Records for the task:
##########

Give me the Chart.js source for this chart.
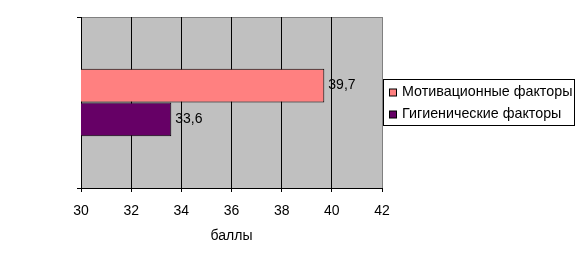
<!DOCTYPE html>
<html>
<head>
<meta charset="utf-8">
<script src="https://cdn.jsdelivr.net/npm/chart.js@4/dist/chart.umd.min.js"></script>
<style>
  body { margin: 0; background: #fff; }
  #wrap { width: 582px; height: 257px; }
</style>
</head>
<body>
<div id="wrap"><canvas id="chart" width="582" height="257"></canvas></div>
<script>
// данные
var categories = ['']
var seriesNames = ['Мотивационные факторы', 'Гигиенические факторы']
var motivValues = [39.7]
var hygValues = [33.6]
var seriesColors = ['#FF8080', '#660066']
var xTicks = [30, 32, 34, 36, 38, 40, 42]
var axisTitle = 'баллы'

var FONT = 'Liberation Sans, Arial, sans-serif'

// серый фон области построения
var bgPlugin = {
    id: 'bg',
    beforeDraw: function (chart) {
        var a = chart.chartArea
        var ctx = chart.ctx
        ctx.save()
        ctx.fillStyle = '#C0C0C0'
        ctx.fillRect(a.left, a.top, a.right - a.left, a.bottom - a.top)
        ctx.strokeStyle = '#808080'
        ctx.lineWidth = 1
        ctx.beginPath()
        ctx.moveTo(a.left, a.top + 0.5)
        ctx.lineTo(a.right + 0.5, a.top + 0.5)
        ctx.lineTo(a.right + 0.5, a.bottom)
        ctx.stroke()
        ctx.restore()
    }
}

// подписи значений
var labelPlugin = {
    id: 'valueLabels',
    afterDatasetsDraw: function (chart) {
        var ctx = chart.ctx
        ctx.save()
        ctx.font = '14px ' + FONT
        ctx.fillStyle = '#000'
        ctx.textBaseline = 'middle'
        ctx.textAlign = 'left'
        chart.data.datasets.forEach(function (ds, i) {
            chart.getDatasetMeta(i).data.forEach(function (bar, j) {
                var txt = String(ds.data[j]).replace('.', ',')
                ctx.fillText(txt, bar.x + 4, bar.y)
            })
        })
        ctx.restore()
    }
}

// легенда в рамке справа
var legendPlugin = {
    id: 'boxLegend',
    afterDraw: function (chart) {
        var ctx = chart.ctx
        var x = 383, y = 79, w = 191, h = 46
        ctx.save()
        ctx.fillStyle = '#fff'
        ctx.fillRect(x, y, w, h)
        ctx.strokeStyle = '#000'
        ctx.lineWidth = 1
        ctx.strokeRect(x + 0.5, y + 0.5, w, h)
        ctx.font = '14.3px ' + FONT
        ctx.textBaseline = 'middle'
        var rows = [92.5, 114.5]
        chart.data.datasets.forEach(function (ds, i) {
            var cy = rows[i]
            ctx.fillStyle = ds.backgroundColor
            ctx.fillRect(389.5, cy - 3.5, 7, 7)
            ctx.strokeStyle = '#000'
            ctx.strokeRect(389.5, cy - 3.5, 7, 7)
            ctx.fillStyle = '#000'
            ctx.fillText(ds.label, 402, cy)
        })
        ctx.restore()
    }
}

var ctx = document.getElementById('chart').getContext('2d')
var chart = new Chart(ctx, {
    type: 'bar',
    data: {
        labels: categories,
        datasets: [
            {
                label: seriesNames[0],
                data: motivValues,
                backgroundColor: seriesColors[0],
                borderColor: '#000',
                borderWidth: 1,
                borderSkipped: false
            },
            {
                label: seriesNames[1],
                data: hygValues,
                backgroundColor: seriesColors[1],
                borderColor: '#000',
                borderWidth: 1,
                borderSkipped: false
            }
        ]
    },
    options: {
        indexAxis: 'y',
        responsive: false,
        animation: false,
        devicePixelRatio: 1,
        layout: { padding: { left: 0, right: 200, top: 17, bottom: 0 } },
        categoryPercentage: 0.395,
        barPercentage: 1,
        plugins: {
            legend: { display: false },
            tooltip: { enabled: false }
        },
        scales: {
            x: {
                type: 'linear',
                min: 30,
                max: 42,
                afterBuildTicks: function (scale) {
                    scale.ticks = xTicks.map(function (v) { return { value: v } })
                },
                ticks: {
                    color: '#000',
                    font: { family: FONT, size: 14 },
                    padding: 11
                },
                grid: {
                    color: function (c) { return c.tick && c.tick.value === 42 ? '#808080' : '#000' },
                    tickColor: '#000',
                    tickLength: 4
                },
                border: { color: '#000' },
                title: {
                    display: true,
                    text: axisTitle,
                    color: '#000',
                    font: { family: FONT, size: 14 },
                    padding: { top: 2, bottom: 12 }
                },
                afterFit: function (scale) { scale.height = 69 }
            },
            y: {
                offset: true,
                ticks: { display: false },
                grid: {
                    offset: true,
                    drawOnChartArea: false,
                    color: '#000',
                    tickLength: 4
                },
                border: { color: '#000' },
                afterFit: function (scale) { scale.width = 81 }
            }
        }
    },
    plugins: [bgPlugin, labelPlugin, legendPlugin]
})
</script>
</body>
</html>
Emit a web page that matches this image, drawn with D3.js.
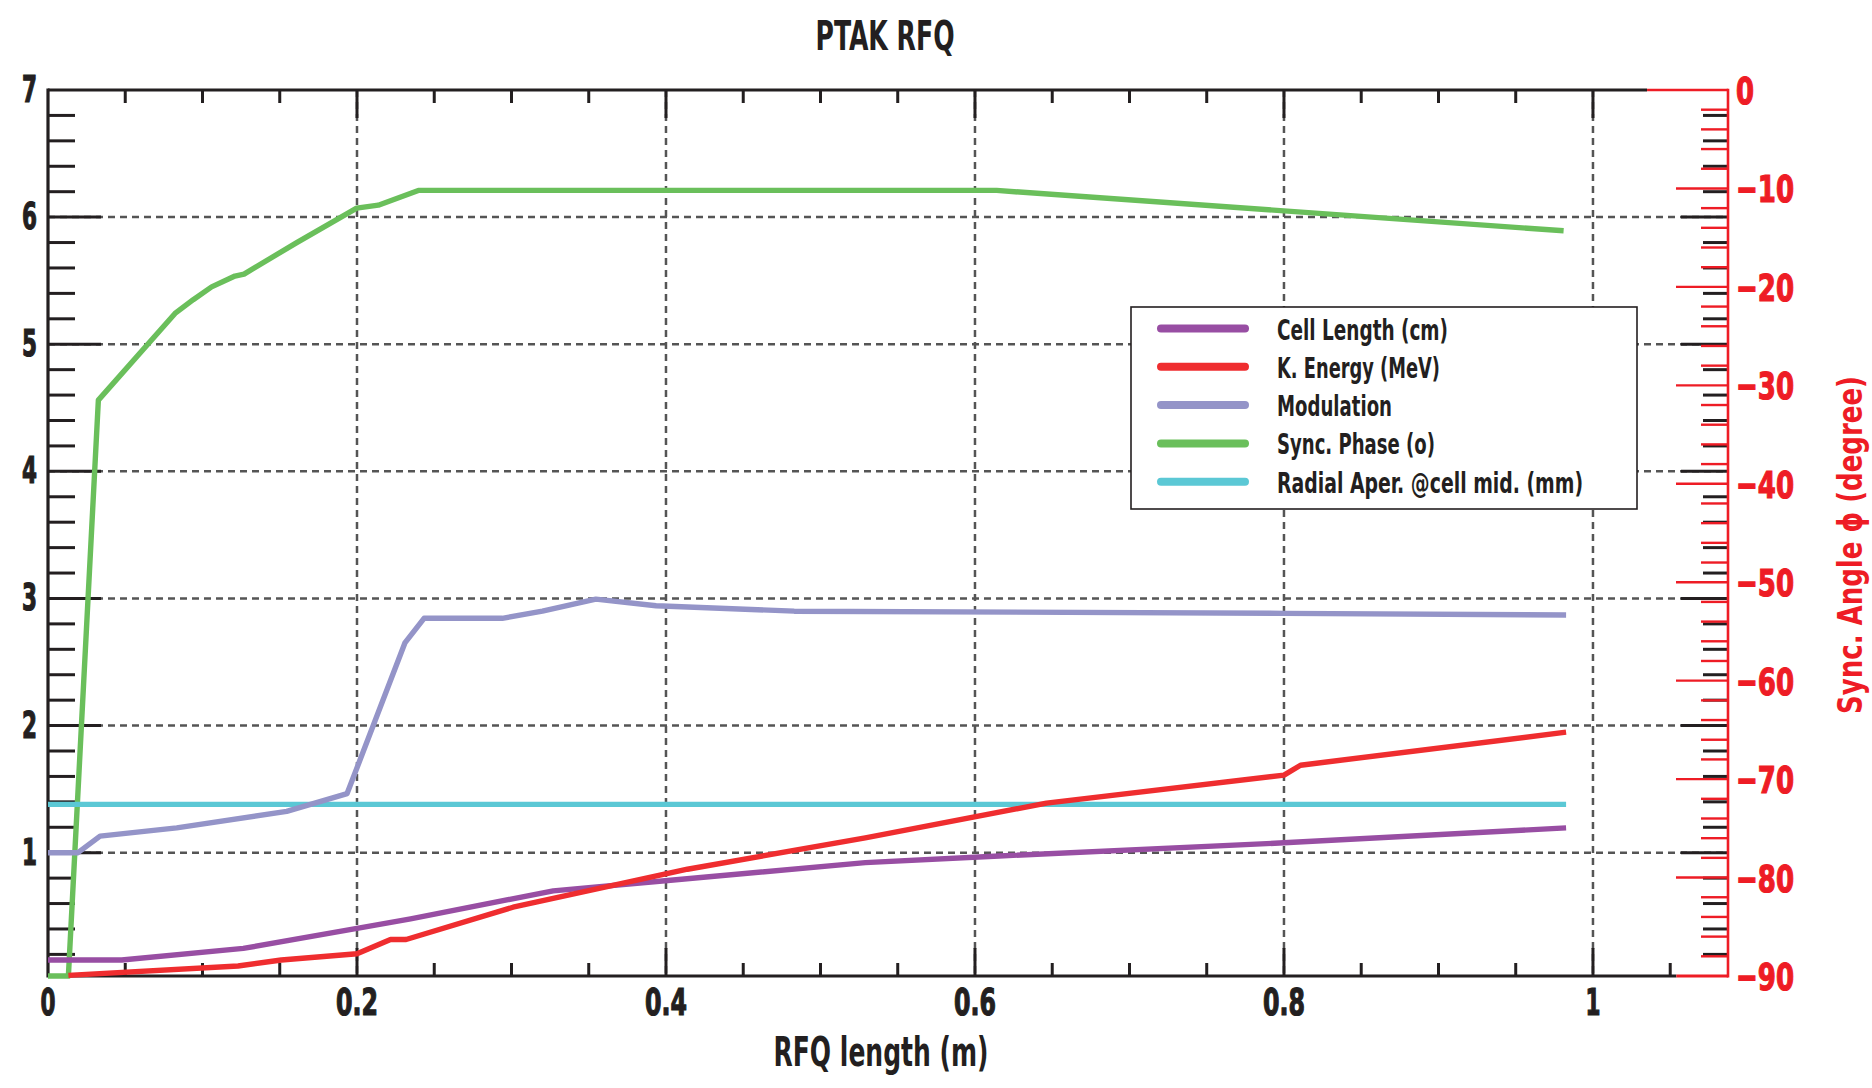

##########

Return each line from the material above exactly, but not the pictures.

Result of this exercise:
Give me the Chart.js source for this chart.
<!DOCTYPE html>
<html>
<head>
<meta charset="utf-8">
<script src="https://cdn.jsdelivr.net/npm/chart.js@4/dist/chart.umd.min.js"></script>
<style>
  body { margin: 0; background: #fff; }
  #wrap { width: 582px; height: 257px; }
</style>
</head>
<body>
<div id="wrap"><canvas id="chart" width="582" height="257"></canvas></div>
<script>
// данные
var categories = ['']
var seriesNames = ['Мотивационные факторы', 'Гигиенические факторы']
var motivValues = [39.7]
var hygValues = [33.6]
var seriesColors = ['#FF8080', '#660066']
var xTicks = [30, 32, 34, 36, 38, 40, 42]
var axisTitle = 'баллы'

var FONT = 'Liberation Sans, Arial, sans-serif'

// серый фон области построения
var bgPlugin = {
    id: 'bg',
    beforeDraw: function (chart) {
        var a = chart.chartArea
        var ctx = chart.ctx
        ctx.save()
        ctx.fillStyle = '#C0C0C0'
        ctx.fillRect(a.left, a.top, a.right - a.left, a.bottom - a.top)
        ctx.strokeStyle = '#808080'
        ctx.lineWidth = 1
        ctx.beginPath()
        ctx.moveTo(a.left, a.top + 0.5)
        ctx.lineTo(a.right + 0.5, a.top + 0.5)
        ctx.lineTo(a.right + 0.5, a.bottom)
        ctx.stroke()
        ctx.restore()
    }
}

// подписи значений
var labelPlugin = {
    id: 'valueLabels',
    afterDatasetsDraw: function (chart) {
        var ctx = chart.ctx
        ctx.save()
        ctx.font = '14px ' + FONT
        ctx.fillStyle = '#000'
        ctx.textBaseline = 'middle'
        ctx.textAlign = 'left'
        chart.data.datasets.forEach(function (ds, i) {
            chart.getDatasetMeta(i).data.forEach(function (bar, j) {
                var txt = String(ds.data[j]).replace('.', ',')
                ctx.fillText(txt, bar.x + 4, bar.y)
            })
        })
        ctx.restore()
    }
}

// легенда в рамке справа
var legendPlugin = {
    id: 'boxLegend',
    afterDraw: function (chart) {
        var ctx = chart.ctx
        var x = 383, y = 79, w = 191, h = 46
        ctx.save()
        ctx.fillStyle = '#fff'
        ctx.fillRect(x, y, w, h)
        ctx.strokeStyle = '#000'
        ctx.lineWidth = 1
        ctx.strokeRect(x + 0.5, y + 0.5, w, h)
        ctx.font = '14.3px ' + FONT
        ctx.textBaseline = 'middle'
        var rows = [92.5, 114.5]
        chart.data.datasets.forEach(function (ds, i) {
            var cy = rows[i]
            ctx.fillStyle = ds.backgroundColor
            ctx.fillRect(389.5, cy - 3.5, 7, 7)
            ctx.strokeStyle = '#000'
            ctx.strokeRect(389.5, cy - 3.5, 7, 7)
            ctx.fillStyle = '#000'
            ctx.fillText(ds.label, 402, cy)
        })
        ctx.restore()
    }
}

var ctx = document.getElementById('chart').getContext('2d')
var chart = new Chart(ctx, {
    type: 'bar',
    data: {
        labels: categories,
        datasets: [
            {
                label: seriesNames[0],
                data: motivValues,
                backgroundColor: seriesColors[0],
                borderColor: '#000',
                borderWidth: 1,
                borderSkipped: false
            },
            {
                label: seriesNames[1],
                data: hygValues,
                backgroundColor: seriesColors[1],
                borderColor: '#000',
                borderWidth: 1,
                borderSkipped: false
            }
        ]
    },
    options: {
        indexAxis: 'y',
        responsive: false,
        animation: false,
        devicePixelRatio: 1,
        layout: { padding: { left: 0, right: 200, top: 17, bottom: 0 } },
        categoryPercentage: 0.395,
        barPercentage: 1,
        plugins: {
            legend: { display: false },
            tooltip: { enabled: false }
        },
        scales: {
            x: {
                type: 'linear',
                min: 30,
                max: 42,
                afterBuildTicks: function (scale) {
                    scale.ticks = xTicks.map(function (v) { return { value: v } })
                },
                ticks: {
                    color: '#000',
                    font: { family: FONT, size: 14 },
                    padding: 11
                },
                grid: {
                    color: function (c) { return c.tick && c.tick.value === 42 ? '#808080' : '#000' },
                    tickColor: '#000',
                    tickLength: 4
                },
                border: { color: '#000' },
                title: {
                    display: true,
                    text: axisTitle,
                    color: '#000',
                    font: { family: FONT, size: 14 },
                    padding: { top: 2, bottom: 12 }
                },
                afterFit: function (scale) { scale.height = 69 }
            },
            y: {
                offset: true,
                ticks: { display: false },
                grid: {
                    offset: true,
                    drawOnChartArea: false,
                    color: '#000',
                    tickLength: 4
                },
                border: { color: '#000' },
                afterFit: function (scale) { scale.width = 81 }
            }
        }
    },
    plugins: [bgPlugin, labelPlugin, legendPlugin]
})
</script>
</body>
</html>
Emit a web page that matches this image, drawn with D3.js.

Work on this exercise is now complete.